Los últimos días del poeta en la tierra

Por Calvodemora
La tarde jadea en las alas de los insectos. Algunas ciudades acogen al visitante con pétalos y ecuaciones de segundo grado y el azar aturde y desangela el paisaje. Del cielo infinito descienden súbitas volutas de amor puro que el poeta hospeda en su pecho. Luego un principio de ternura informa de la existencia de ángeles, pero es un travelling y la realidad barre un trozo de ficción mientras el ojo se turba de urgencias.
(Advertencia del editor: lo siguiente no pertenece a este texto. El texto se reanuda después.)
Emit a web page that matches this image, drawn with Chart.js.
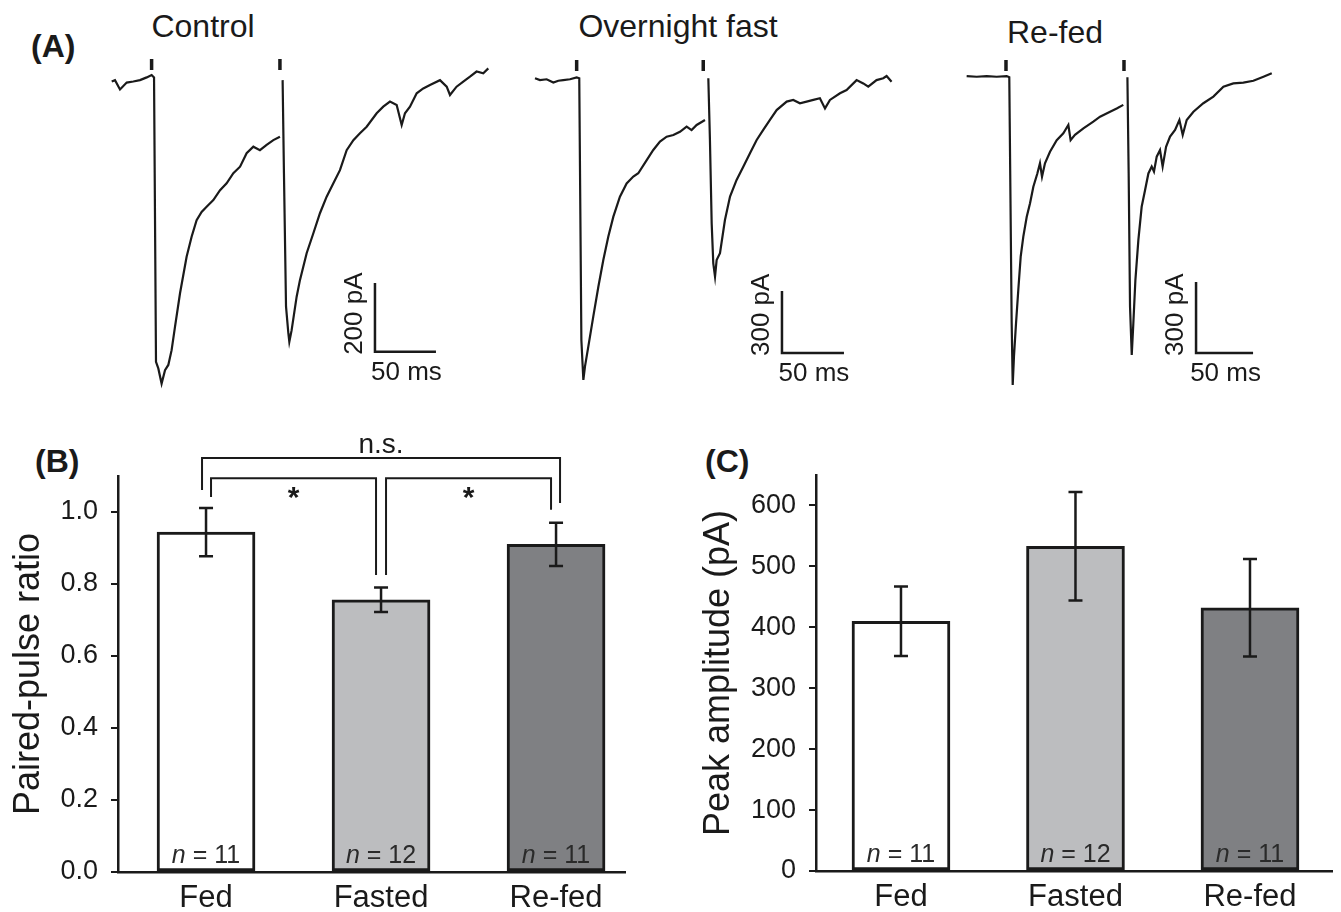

Hay calles sin propósito que salen al encuentro del que pasea y le ofrecen golosinas autorizadas y nínfulas delincuentes, pubis primorosos, pezones como oriflamas, pero la única historia posible está debajo del píxel, a ras de bit, cerca de una terna de fantasmas que manosean los engranajes de la máquina. Hay voces que esconden infancias desdichadas, estampas de Dickens, la luz hecha grumo. Dios arriba, Dios abajo, Dios dentro, Dios clavando la luz en los pétalos y en las ecuaciones de segundo grado. El hombre sensible, el que está justamente ahora apurando un café en una terraza de moda, estrella contra su cuerpo el asombro. Ya no recauda metáforas. Al caer la noche un humo de herrumbre custodia el alma del poeta y así ya puedo dormir yo tranquilo con los ojos en busca de su centro y mi lengua rebelde lamiendo un vértigo antiguo. En sueños, la ciudad es un escenario escatológico. Napalm fonético. Los últmos días del poeta en la tierra. Al despertar todo es inútil. La voz, inútil. El escándalo de las nínfulas abiertas y golosas, inútil. Nada es la celebración de las horas de antaño. El desorden finge las palabras. Estamos todos heridos de muerte. El curso de los años borra toda posibilidad de remordimiento. No esperen que sepa mucho más. Ancho me está viniendo un párpado. Ancho sin estridencia. De una anchura que no es posible catalogar, desglosar en palabras, palabras que evidencien la altura y la nobleza, el peso y la dignidad. Dormir es entregarse al poema.